• _What you are asked to do_:
Print word for word the first line of the listing below and every line after it, through the line with "0.231, 0.261, 0.273];". Leave out the pictures and the rest.

• _Supplied records_:
•••

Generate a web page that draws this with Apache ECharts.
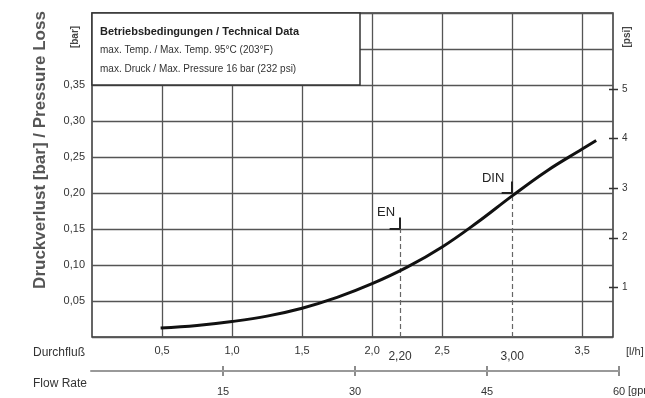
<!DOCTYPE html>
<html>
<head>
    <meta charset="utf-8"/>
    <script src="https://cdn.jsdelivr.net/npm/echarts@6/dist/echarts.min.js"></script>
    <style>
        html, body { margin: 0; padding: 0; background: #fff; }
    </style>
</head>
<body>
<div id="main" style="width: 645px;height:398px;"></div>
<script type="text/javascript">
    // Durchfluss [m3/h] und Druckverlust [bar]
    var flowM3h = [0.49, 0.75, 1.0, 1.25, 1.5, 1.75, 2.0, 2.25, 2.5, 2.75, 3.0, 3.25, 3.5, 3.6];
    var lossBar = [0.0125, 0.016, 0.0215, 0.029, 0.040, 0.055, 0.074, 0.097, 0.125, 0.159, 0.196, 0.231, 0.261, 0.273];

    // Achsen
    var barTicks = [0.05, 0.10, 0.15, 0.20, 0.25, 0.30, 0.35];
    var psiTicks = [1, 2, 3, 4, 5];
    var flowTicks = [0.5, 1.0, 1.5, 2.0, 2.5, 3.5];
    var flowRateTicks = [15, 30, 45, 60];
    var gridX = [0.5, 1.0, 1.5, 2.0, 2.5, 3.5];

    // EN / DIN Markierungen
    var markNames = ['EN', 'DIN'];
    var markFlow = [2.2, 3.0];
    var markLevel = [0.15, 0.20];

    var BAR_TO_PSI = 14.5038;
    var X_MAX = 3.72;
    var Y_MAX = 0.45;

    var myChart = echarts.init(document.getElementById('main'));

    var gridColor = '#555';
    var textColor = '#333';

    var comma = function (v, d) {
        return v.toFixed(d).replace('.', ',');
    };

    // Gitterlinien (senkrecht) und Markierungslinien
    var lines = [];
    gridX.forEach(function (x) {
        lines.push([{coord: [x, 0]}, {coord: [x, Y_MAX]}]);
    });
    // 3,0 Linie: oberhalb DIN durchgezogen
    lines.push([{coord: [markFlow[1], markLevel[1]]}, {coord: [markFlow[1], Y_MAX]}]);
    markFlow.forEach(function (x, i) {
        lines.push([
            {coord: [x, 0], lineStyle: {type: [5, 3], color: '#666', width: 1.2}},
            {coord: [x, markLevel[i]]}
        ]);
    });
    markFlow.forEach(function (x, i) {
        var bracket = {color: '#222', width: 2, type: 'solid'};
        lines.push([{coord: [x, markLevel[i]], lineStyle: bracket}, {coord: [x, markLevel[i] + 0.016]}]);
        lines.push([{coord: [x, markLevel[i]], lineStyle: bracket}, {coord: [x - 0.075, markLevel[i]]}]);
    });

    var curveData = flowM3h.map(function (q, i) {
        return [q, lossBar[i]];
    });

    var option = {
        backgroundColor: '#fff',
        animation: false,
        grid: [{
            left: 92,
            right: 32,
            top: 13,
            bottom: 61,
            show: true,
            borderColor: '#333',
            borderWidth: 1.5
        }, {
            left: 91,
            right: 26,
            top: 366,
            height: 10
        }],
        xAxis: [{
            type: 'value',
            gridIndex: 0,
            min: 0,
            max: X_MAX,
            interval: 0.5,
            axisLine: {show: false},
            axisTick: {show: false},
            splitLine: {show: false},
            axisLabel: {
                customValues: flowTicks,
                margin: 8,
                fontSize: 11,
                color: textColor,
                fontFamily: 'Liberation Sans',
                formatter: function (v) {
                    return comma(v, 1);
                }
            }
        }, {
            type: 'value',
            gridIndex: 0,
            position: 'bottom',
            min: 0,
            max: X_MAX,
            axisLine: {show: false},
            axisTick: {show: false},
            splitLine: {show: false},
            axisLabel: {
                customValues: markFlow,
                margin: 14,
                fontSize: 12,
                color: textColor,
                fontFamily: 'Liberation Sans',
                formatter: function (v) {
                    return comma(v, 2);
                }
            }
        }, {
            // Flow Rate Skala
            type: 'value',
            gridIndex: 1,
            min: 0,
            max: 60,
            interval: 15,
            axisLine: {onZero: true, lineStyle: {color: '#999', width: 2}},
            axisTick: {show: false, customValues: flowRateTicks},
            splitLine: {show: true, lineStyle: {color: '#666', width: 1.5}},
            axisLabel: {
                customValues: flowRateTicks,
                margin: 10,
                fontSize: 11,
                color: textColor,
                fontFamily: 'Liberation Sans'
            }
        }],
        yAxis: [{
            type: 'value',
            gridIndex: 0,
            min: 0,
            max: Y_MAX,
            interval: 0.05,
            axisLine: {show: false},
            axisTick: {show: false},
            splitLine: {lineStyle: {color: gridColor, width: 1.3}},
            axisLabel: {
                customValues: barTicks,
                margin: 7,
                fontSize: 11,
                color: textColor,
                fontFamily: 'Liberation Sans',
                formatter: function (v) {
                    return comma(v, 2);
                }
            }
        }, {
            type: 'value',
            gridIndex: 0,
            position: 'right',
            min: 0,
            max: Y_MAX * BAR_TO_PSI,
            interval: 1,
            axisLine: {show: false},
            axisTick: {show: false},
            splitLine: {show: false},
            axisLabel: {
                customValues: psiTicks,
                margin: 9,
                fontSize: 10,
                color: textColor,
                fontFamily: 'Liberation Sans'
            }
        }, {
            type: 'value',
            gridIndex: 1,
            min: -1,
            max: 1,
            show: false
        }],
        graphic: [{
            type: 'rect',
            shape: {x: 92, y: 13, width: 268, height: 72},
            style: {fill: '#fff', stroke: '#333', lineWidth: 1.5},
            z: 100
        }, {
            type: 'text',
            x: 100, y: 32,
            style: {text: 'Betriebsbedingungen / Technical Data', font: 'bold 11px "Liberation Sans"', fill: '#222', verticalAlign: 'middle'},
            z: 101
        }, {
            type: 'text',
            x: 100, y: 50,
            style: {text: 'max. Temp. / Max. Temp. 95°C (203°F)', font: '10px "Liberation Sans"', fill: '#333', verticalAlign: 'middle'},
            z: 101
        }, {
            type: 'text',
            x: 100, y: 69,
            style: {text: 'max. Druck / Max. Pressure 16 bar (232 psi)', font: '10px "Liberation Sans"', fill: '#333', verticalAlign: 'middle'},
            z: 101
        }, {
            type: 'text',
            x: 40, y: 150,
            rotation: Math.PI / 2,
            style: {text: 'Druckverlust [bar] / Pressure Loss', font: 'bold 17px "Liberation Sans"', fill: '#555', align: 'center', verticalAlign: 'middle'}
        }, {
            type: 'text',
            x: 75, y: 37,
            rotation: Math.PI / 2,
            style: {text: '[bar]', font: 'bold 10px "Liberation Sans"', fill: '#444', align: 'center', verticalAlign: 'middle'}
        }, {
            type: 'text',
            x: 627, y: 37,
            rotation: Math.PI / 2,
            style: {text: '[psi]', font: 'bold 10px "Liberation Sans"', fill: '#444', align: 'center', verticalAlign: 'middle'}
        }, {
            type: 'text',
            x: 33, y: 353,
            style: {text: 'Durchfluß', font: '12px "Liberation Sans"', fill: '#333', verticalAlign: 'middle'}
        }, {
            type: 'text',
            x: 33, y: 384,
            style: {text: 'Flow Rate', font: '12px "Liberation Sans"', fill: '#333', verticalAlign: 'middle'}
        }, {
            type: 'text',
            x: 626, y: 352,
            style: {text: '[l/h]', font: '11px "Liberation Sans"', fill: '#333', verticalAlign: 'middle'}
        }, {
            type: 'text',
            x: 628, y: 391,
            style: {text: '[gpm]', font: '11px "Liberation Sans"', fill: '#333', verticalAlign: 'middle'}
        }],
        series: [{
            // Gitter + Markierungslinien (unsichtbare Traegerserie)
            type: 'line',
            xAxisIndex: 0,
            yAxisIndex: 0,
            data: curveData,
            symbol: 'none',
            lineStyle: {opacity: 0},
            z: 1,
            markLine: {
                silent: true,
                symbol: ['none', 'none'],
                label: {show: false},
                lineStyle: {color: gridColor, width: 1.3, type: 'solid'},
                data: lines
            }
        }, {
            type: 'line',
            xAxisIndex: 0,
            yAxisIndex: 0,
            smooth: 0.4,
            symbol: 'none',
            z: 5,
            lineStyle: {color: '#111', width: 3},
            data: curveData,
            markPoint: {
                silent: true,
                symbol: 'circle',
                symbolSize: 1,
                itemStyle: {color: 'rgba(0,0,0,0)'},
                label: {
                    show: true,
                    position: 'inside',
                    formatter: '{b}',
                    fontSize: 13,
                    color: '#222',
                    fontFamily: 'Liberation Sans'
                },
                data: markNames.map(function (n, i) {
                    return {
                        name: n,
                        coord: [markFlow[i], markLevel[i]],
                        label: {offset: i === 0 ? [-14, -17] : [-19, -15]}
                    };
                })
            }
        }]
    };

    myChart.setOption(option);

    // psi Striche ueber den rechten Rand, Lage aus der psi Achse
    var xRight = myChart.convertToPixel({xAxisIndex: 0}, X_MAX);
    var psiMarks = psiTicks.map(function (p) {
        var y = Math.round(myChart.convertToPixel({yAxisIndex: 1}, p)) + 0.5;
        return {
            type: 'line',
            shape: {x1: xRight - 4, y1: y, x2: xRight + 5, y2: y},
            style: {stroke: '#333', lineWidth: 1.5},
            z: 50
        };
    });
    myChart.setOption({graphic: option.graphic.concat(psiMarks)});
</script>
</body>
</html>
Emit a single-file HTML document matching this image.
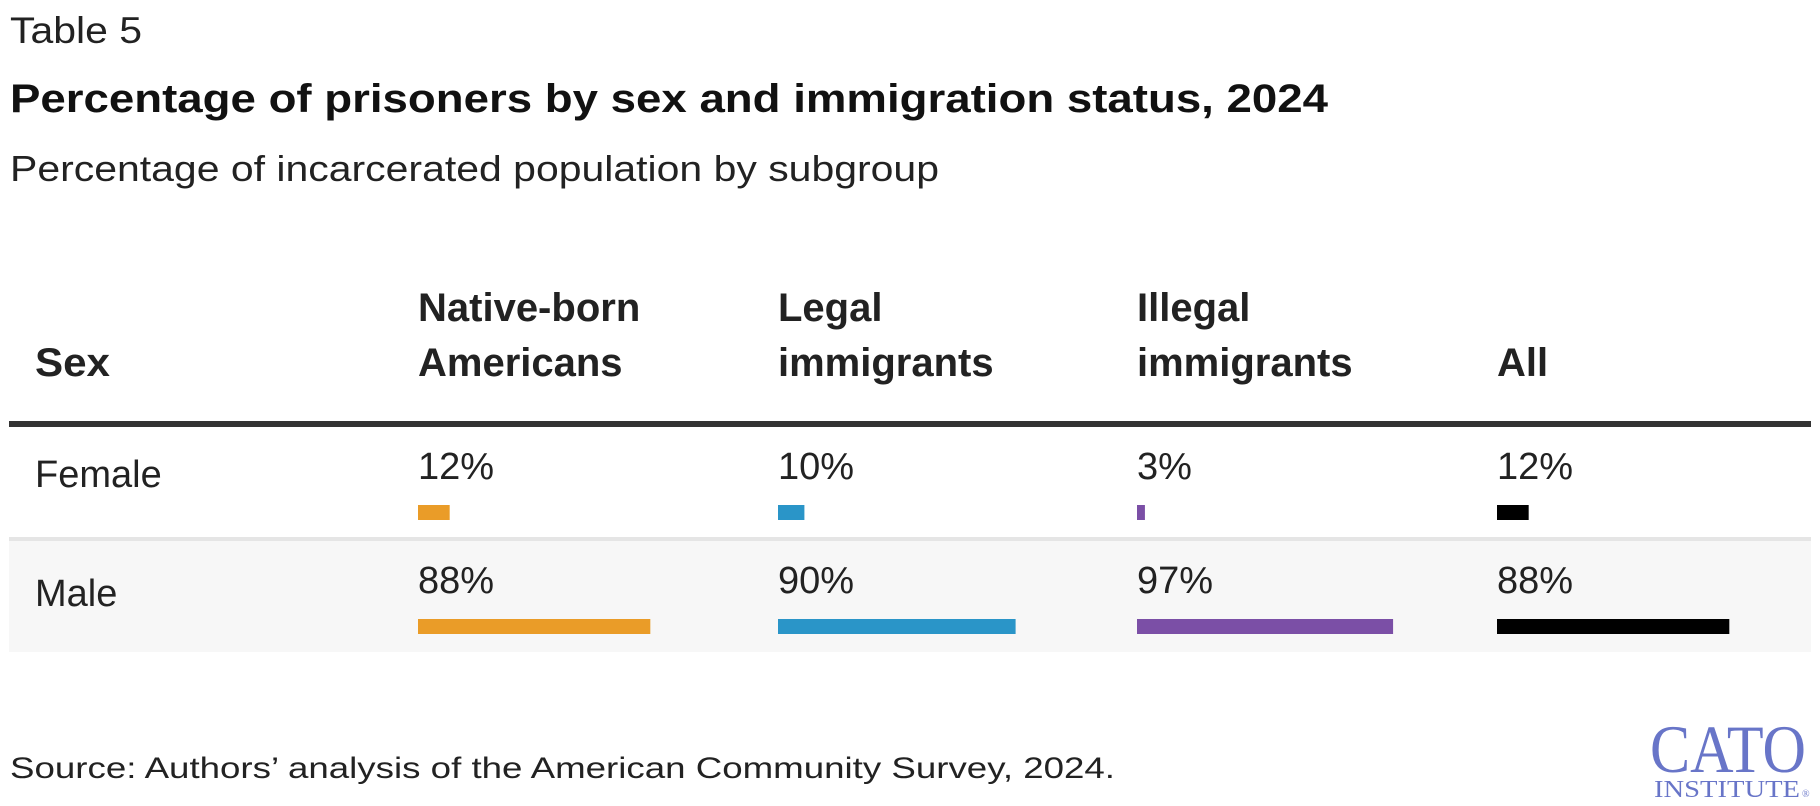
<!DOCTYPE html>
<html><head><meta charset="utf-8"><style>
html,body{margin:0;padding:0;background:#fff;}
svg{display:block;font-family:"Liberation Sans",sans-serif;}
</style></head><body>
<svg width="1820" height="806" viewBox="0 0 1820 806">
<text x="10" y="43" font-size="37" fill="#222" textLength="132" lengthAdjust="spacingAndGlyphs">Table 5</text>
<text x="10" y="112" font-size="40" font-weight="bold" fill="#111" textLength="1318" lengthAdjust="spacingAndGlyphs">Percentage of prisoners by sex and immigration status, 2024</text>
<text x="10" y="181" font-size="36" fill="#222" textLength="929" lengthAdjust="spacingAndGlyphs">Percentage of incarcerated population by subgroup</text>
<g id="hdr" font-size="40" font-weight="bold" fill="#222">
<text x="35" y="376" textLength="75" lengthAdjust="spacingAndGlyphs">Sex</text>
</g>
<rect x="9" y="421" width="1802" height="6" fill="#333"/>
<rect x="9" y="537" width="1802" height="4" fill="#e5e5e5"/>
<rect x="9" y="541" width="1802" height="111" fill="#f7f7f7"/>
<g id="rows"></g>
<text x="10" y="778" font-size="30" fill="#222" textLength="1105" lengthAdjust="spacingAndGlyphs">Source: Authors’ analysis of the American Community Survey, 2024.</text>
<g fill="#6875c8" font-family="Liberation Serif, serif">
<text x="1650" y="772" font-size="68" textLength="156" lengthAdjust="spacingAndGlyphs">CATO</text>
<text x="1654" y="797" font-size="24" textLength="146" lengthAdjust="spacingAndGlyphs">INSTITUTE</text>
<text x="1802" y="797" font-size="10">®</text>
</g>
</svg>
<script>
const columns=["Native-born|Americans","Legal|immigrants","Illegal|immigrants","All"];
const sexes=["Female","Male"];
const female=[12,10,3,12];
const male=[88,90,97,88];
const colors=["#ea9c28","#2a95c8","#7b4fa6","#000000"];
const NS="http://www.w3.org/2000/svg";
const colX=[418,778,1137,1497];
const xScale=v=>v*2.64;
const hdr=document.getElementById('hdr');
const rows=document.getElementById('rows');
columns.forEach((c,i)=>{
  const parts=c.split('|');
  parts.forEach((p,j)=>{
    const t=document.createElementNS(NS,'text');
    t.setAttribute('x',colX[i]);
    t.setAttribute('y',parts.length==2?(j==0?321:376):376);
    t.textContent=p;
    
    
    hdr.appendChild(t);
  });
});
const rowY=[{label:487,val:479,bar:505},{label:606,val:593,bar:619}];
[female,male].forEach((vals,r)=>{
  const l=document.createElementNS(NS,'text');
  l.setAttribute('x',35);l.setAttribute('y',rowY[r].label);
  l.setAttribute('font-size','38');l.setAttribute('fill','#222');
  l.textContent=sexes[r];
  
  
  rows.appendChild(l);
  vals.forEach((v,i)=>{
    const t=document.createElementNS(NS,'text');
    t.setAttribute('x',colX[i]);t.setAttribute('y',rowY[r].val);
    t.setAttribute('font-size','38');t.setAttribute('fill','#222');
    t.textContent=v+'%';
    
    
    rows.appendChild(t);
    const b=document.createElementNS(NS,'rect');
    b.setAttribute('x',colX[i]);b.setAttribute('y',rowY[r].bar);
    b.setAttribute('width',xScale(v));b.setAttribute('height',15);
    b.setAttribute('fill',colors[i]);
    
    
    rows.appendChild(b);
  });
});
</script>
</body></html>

•••

• _Answer for the task_:
Generate a web page that draws this with Apache ECharts.
<!DOCTYPE html>
<html>
<head>
    <meta charset="utf-8"/>
    <script src="https://cdn.jsdelivr.net/npm/echarts@6/dist/echarts.min.js"></script>
    <style>
        html, body { margin: 0; padding: 0; background: #fff; }
    </style>
</head>
<body>
<div id="main" style="width: 645px;height:398px;"></div>
<script type="text/javascript">
    // Durchfluss [m3/h] und Druckverlust [bar]
    var flowM3h = [0.49, 0.75, 1.0, 1.25, 1.5, 1.75, 2.0, 2.25, 2.5, 2.75, 3.0, 3.25, 3.5, 3.6];
    var lossBar = [0.0125, 0.016, 0.0215, 0.029, 0.040, 0.055, 0.074, 0.097, 0.125, 0.159, 0.196, 0.231, 0.261, 0.273];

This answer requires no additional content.